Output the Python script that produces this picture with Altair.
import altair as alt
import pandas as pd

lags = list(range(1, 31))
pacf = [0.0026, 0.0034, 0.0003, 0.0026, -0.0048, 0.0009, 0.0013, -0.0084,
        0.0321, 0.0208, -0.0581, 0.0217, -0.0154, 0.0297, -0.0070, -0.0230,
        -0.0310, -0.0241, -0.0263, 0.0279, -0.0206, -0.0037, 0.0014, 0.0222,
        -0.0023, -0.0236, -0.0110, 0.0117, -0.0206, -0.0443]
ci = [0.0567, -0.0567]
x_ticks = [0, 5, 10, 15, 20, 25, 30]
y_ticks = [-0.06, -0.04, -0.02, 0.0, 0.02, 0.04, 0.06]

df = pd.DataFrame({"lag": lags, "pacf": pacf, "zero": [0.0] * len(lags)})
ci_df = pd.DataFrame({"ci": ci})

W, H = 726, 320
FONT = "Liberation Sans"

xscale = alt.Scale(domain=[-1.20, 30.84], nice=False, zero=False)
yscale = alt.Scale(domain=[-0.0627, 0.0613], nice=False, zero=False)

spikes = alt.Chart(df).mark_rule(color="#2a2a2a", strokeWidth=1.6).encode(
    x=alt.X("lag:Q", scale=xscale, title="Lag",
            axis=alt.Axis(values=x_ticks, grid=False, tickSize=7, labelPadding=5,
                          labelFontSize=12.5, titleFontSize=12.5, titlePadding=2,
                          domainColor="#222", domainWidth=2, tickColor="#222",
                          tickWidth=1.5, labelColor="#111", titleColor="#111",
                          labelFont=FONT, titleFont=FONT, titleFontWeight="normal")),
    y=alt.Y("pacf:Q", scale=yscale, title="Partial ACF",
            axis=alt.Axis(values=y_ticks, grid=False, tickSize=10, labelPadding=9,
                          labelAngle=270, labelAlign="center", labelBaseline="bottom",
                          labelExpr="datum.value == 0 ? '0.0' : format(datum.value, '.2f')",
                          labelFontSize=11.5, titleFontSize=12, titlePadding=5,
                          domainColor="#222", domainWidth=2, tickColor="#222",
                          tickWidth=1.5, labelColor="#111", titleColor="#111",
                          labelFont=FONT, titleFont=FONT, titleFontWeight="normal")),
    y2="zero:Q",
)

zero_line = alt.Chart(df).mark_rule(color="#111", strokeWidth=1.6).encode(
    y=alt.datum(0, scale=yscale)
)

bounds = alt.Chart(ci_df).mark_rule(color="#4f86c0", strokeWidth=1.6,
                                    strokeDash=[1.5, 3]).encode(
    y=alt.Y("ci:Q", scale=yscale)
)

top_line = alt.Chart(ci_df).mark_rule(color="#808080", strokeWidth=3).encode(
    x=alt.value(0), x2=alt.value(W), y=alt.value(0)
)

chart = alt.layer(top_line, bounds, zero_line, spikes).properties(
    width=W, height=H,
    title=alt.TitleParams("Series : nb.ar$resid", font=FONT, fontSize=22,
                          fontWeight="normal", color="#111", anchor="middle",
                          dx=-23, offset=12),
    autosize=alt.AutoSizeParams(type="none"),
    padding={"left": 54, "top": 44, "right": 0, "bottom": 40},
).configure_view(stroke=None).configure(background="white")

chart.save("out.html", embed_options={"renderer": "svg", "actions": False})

━━━━

REQUIREMENT -
Please give an exact restatement of only the lines from the beginning of the material above to the line with "import pandas as pd", inclusive.

RESULT OF THIS TASK -
Output the Python script that produces this picture with Altair.
import altair as alt
import pandas as pd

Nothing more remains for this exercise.